For transfer between distributions beyond bounded density ratios, general transfer inequalities have been formulated for low-degree polynomial estimators (Kalavasis et al., 18 Mar 2024). These leverage the inverse ratio $\|dP/dQ\|_\infty$ rather than $\|dQ/dP\|_\infty$ , relaxing traditional absolute continuity requirements and facilitating transfer learning even when target data lies outside the support of the source.

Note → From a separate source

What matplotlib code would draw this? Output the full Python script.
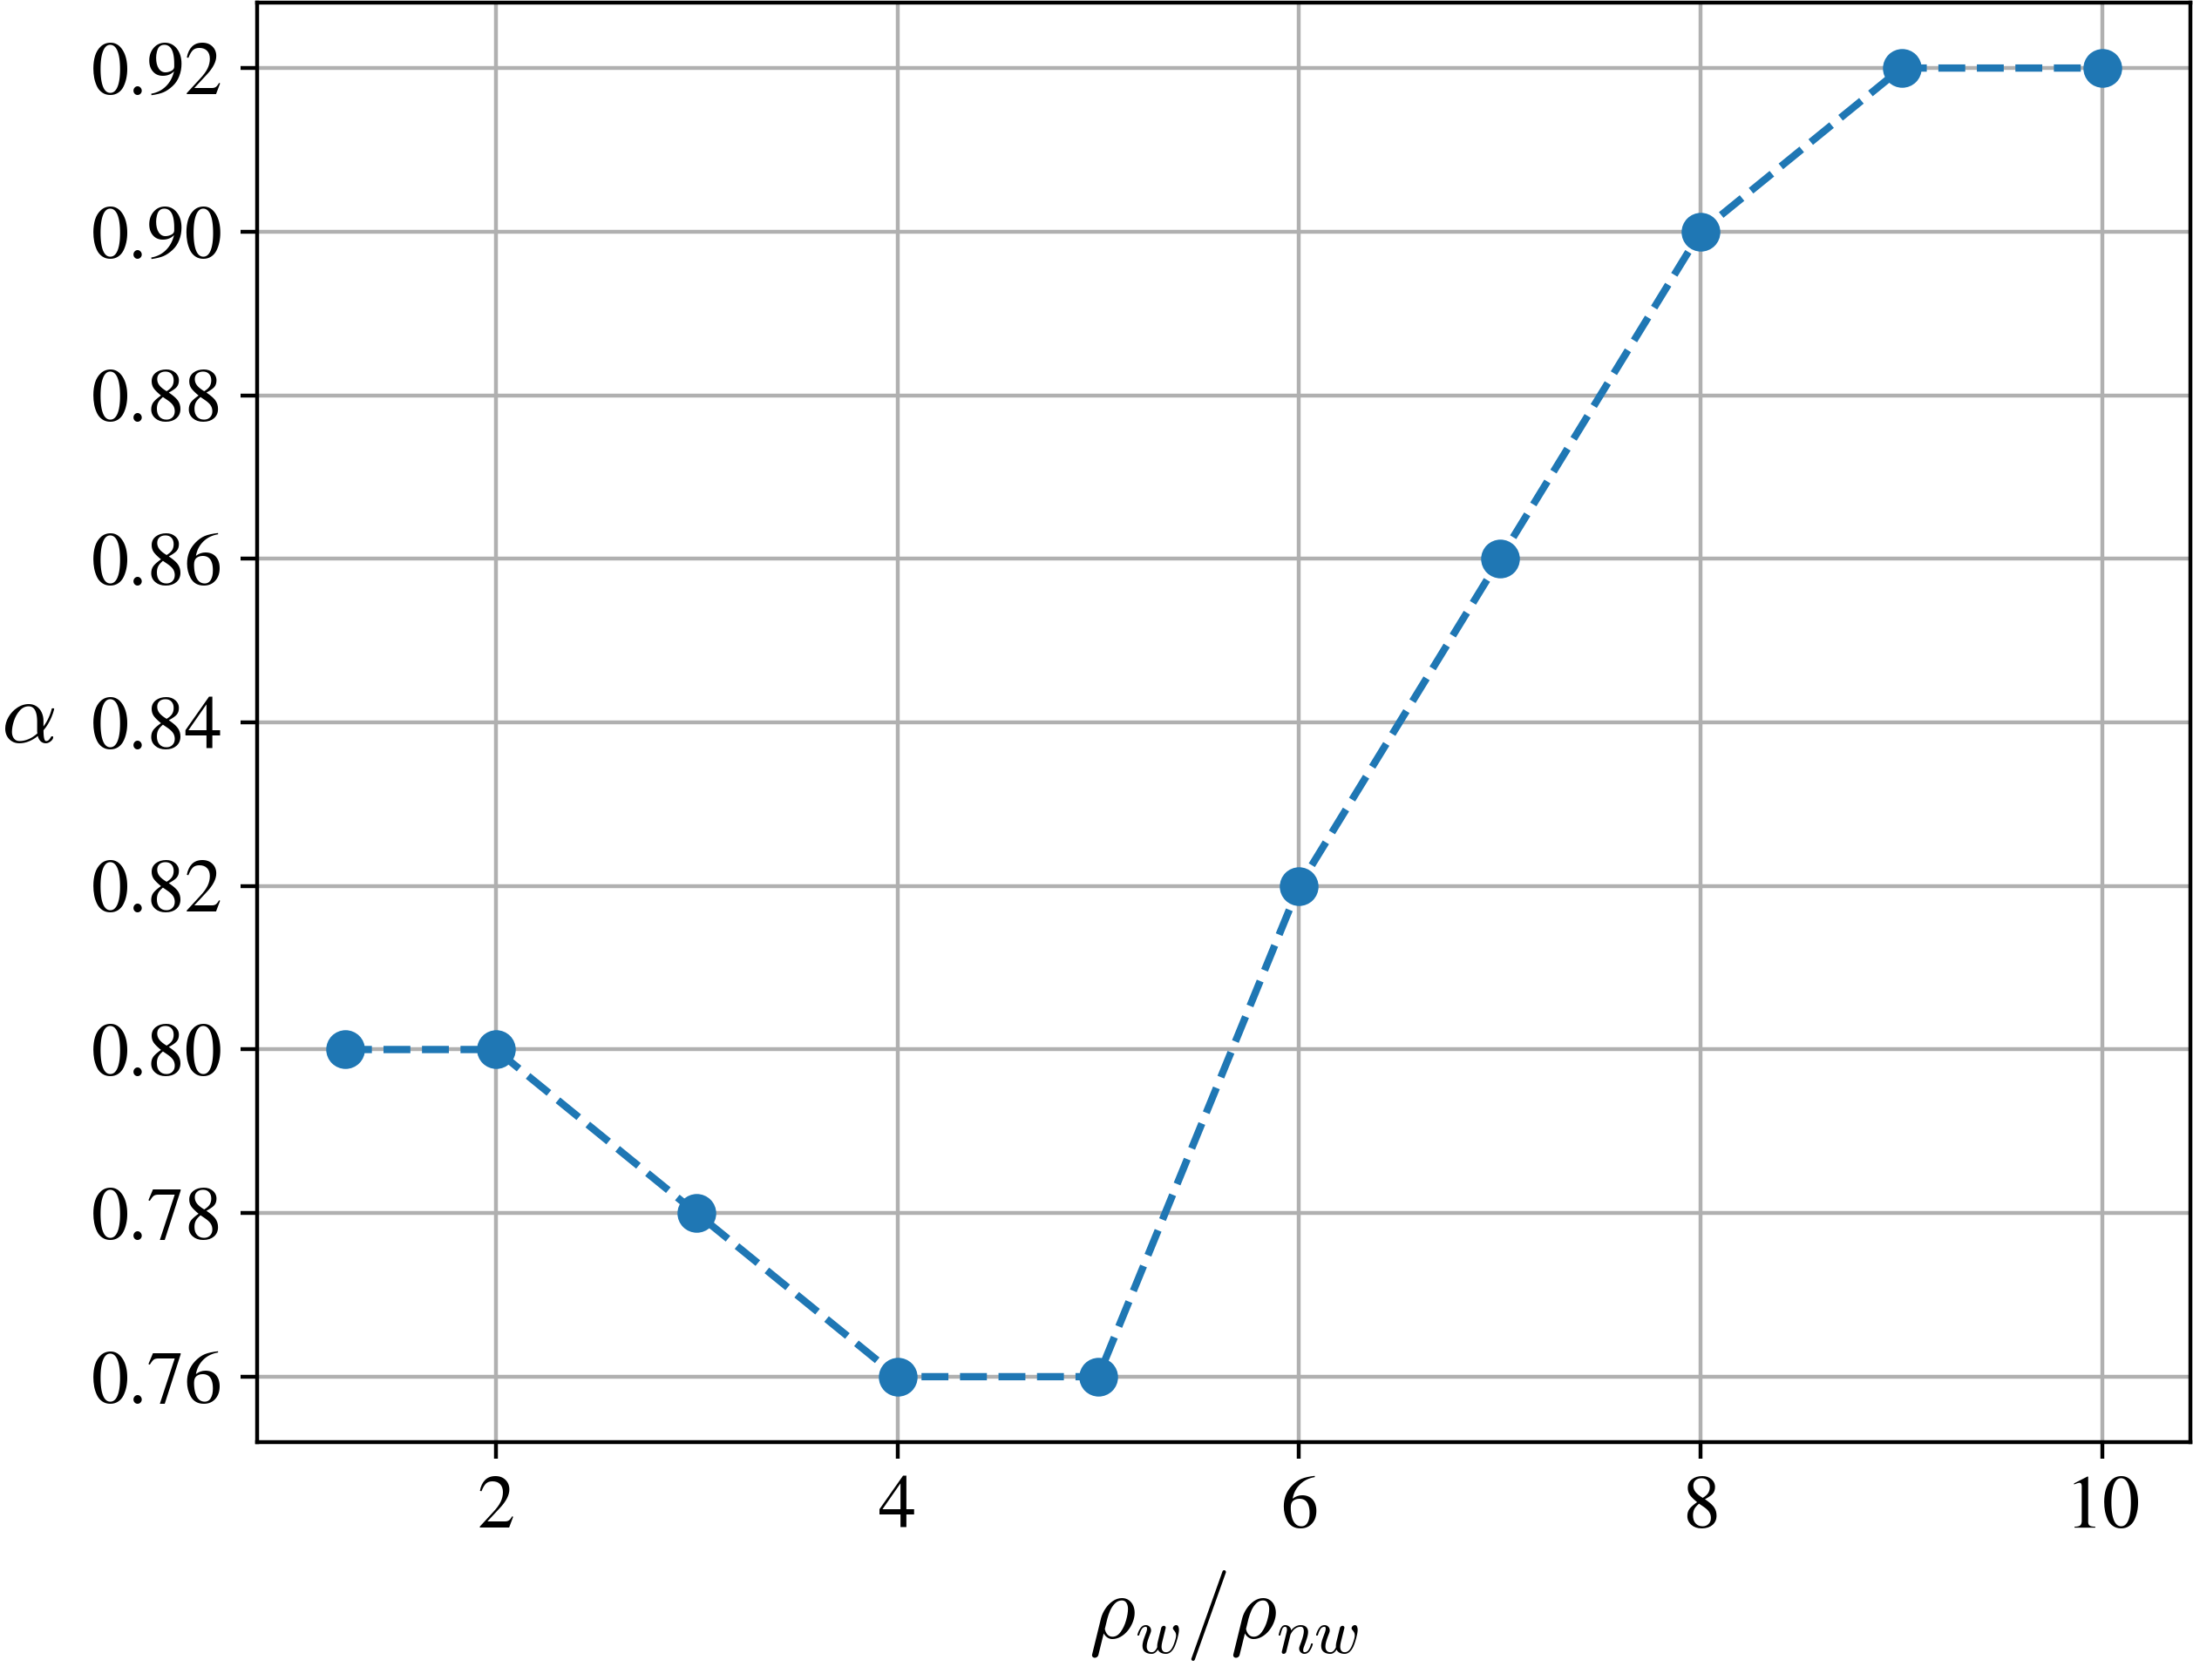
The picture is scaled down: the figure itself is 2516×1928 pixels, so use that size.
import matplotlib as mpl
mpl.use("Agg")
import matplotlib.pyplot as plt

mpl.rcParams["font.family"] = "STIXGeneral"
mpl.rcParams["mathtext.fontset"] = "cm"
mpl.rcParams["font.size"] = 15.5

# density ratio vs alpha
ratio = [1.25, 2, 3, 4, 5, 6, 7, 8, 9, 10]
alpha = [0.80, 0.80, 0.78, 0.76, 0.76, 0.82, 0.86, 0.90, 0.92, 0.92]

fig = plt.figure(figsize=(2516/400, 1928/400))
ax = fig.add_axes([295/2516, 1 - 1655/1928, (2513-295)/2516, (1655-3)/1928])

ax.plot(ratio, alpha, 'o--', color='#1f77b4', markersize=7)
ax.set_xticks([2, 4, 6, 8, 10])
ax.set_yticks([0.76, 0.78, 0.80, 0.82, 0.84, 0.86, 0.88, 0.90, 0.92])
ax.grid(True)

ax.set_xlabel(r'$\rho_w/\rho_{nw}$', fontsize=18.5, labelpad=5)
ax.set_ylabel(r'$\alpha$', rotation=0, fontsize=18, ha='right', va='center', labelpad=7.5)

fig.savefig("out.png", dpi=400)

5. Adaptive Basis and Operator Representation

Adaptive learning of basis functions for transfer and Koopman operators advances the approximation of system dynamics by constructing nearly invariant, data-driven subspaces optimized for the specific system (Froyland et al., 8 May 2025). The Single Autoencoder Basis Operator Network (SABON) learns orthonormal, locally supported basis functions $\{\varphi_j\}_{j=1}^N$ and a latent linear map $\mathcal{G}$ so that observables and their images under the operator are both accurately reconstructed: $g \mapsto (c_1, ..., c_N) = (\langle g, \varphi_1 \rangle, ..., \langle g, \varphi_N \rangle), \ \hat{\mathcal{L}(g)} = \sum_{j=1}^{N} \alpha_j \varphi_j(x),\quad \text{via}\ \mathcal{G}$ A well-chosen loss encourages both function and operator image reconstruction, with additional sparsity constraints enforcing local support. This basis enables precise Galerkin approximation of spectral properties and outperforms traditional fixed bases (e.g., Fourier), particularly in systems with anisotropic or strongly nonlinear dynamics.

6. Fusion Frames, Hierarchical Decomposition, and Transfer in PDEs

Fusion frame–augmented DeepONets introduce hierarchical, redundant decomposition by partitioning the function space into overlapping subspaces via Fourier Feature Networks, combined with Proper Orthogonal Decomposition (POD) for local basis extraction (Jiang et al., 20 Aug 2024). When applied to operator learning for problems such as Darcy flow, Burgers’ equation, and elasticity, this method allows efficient knowledge transfer to new domains via selective relearning. Only subspace– or POD component–specific parameters must be adapted, resulting in improved mean squared error (MSE) and robust adaptation across parameter regimes.

7. Meta-Cognitive Reflection and Strategic Transfer in Evolutionary Multitasking

Evolutionary multitasking exploits implicit KT (knowledge transfer) via evolutionary operators, where policies for when and how to transfer are learned as actions of a reinforcement learning agent embedded into the evolutionary cycle (Wu et al., 20 Jun 2024). The agent maps extracted evolutionary state features (generation, solution distances, population dispersion, transfer quality) to a continuous action vector controlling KT intensity and strategy. This translates into actionable trial vector generation rules combining target and source bases, and is efficiently trained via PPO. Empirical evaluation across synthetic and real-world multitask optimization problems confirms the framework's adaptability and robustness, with consistently high positive transfer rates even under task heterogeneity.

In summary, implicit transfer operator learning encompasses a wide spectrum of principled mechanisms—reflection functions, meta-learned acquisition, adaptive operator and basis construction, fusion frames, and Bayesian prior encoding—that jointly enable automated, robust, and efficient knowledge transfer across domains. These advances substantively reduce manual engineering and algorithm selection, yield significant empirical gains across scientific, engineering, and optimization tasks, and establish a foundation for universal transfer and generalization in operator-centric machine learning frameworks.